§ **Description of the task**
Quote, verbatim, all material below, without pictures.

§ **Supplied information**
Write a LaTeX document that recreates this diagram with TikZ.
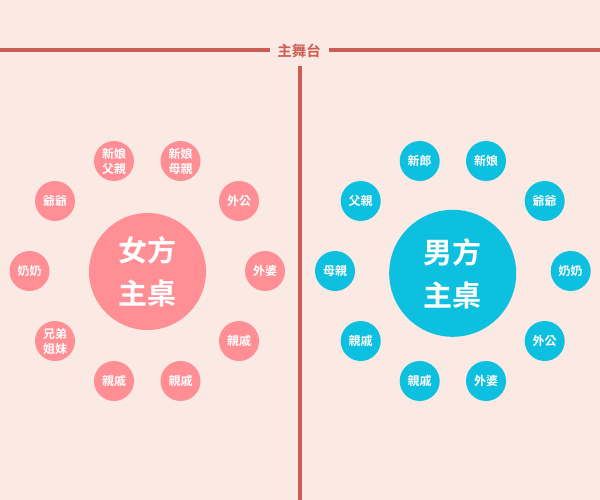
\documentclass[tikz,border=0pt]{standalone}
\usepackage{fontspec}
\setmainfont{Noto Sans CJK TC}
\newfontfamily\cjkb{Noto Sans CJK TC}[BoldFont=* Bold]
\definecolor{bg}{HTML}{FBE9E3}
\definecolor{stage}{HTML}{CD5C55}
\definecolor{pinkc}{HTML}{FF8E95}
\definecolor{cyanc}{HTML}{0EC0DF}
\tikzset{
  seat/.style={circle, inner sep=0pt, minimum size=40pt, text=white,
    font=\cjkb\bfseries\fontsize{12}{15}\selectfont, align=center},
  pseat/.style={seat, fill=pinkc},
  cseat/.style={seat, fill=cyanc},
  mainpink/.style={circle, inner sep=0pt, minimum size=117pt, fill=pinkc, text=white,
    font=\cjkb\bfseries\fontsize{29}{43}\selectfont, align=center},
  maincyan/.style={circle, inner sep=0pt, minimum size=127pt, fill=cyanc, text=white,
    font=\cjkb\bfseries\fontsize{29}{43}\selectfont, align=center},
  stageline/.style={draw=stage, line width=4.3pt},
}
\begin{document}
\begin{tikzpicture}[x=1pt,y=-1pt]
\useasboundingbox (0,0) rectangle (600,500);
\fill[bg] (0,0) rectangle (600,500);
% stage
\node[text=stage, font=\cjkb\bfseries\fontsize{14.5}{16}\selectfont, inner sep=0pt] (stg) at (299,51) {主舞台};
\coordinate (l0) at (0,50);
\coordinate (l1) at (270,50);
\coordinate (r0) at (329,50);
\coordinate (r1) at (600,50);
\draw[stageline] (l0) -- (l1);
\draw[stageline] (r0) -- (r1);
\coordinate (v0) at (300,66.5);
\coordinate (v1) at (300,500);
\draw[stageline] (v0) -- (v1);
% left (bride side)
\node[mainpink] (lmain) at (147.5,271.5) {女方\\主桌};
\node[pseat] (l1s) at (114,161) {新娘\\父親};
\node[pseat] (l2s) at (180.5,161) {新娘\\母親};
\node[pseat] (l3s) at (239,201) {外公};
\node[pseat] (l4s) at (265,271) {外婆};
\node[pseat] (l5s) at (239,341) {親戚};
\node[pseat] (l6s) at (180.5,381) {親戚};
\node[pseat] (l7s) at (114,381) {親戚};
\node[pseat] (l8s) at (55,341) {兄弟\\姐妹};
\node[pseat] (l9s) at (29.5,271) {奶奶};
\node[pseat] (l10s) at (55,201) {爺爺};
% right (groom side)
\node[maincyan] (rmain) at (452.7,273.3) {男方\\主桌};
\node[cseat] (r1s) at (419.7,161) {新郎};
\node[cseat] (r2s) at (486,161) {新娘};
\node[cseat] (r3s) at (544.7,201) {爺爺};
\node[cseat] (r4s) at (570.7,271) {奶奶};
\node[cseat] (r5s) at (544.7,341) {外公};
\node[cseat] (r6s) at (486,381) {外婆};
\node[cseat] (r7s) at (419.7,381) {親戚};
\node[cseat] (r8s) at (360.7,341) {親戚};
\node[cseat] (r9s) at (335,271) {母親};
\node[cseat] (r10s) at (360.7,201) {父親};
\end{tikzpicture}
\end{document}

§ **Output for this exercise**
Write a LaTeX document that recreates this diagram with TikZ.
\documentclass[tikz,border=0pt]{standalone}
\usepackage{fontspec}
\setmainfont{Noto Sans CJK TC}
\newfontfamily\cjkb{Noto Sans CJK TC}[BoldFont=* Bold]
\definecolor{bg}{HTML}{FBE9E3}
\definecolor{stage}{HTML}{CD5C55}
\definecolor{pinkc}{HTML}{FF8E95}
\definecolor{cyanc}{HTML}{0EC0DF}
\tikzset{
  seat/.style={circle, inner sep=0pt, minimum size=40pt, text=white,
    font=\cjkb\bfseries\fontsize{12}{15}\selectfont, align=center},
  pseat/.style={seat, fill=pinkc},
  cseat/.style={seat, fill=cyanc},
  mainpink/.style={circle, inner sep=0pt, minimum size=117pt, fill=pinkc, text=white,
    font=\cjkb\bfseries\fontsize{29}{43}\selectfont, align=center},
  maincyan/.style={circle, inner sep=0pt, minimum size=127pt, fill=cyanc, text=white,
    font=\cjkb\bfseries\fontsize{29}{43}\selectfont, align=center},
  stageline/.style={draw=stage, line width=4.3pt},
}
\begin{document}
\begin{tikzpicture}[x=1pt,y=-1pt]
\useasboundingbox (0,0) rectangle (600,500);
\fill[bg] (0,0) rectangle (600,500);
% stage
\node[text=stage, font=\cjkb\bfseries\fontsize{14.5}{16}\selectfont, inner sep=0pt] (stg) at (299,51) {主舞台};
\coordinate (l0) at (0,50);
\coordinate (l1) at (270,50);
\coordinate (r0) at (329,50);
\coordinate (r1) at (600,50);
\draw[stageline] (l0) -- (l1);
\draw[stageline] (r0) -- (r1);
\coordinate (v0) at (300,66.5);
\coordinate (v1) at (300,500);
\draw[stageline] (v0) -- (v1);
% left (bride side)
\node[mainpink] (lmain) at (147.5,271.5) {女方\\主桌};
\node[pseat] (l1s) at (114,161) {新娘\\父親};
\node[pseat] (l2s) at (180.5,161) {新娘\\母親};
\node[pseat] (l3s) at (239,201) {外公};
\node[pseat] (l4s) at (265,271) {外婆};
\node[pseat] (l5s) at (239,341) {親戚};
\node[pseat] (l6s) at (180.5,381) {親戚};
\node[pseat] (l7s) at (114,381) {親戚};
\node[pseat] (l8s) at (55,341) {兄弟\\姐妹};
\node[pseat] (l9s) at (29.5,271) {奶奶};
\node[pseat] (l10s) at (55,201) {爺爺};
% right (groom side)
\node[maincyan] (rmain) at (452.7,273.3) {男方\\主桌};
\node[cseat] (r1s) at (419.7,161) {新郎};
\node[cseat] (r2s) at (486,161) {新娘};
\node[cseat] (r3s) at (544.7,201) {爺爺};
\node[cseat] (r4s) at (570.7,271) {奶奶};
\node[cseat] (r5s) at (544.7,341) {外公};
\node[cseat] (r6s) at (486,381) {外婆};
\node[cseat] (r7s) at (419.7,381) {親戚};
\node[cseat] (r8s) at (360.7,341) {親戚};
\node[cseat] (r9s) at (335,271) {母親};
\node[cseat] (r10s) at (360.7,201) {父親};
\end{tikzpicture}
\end{document}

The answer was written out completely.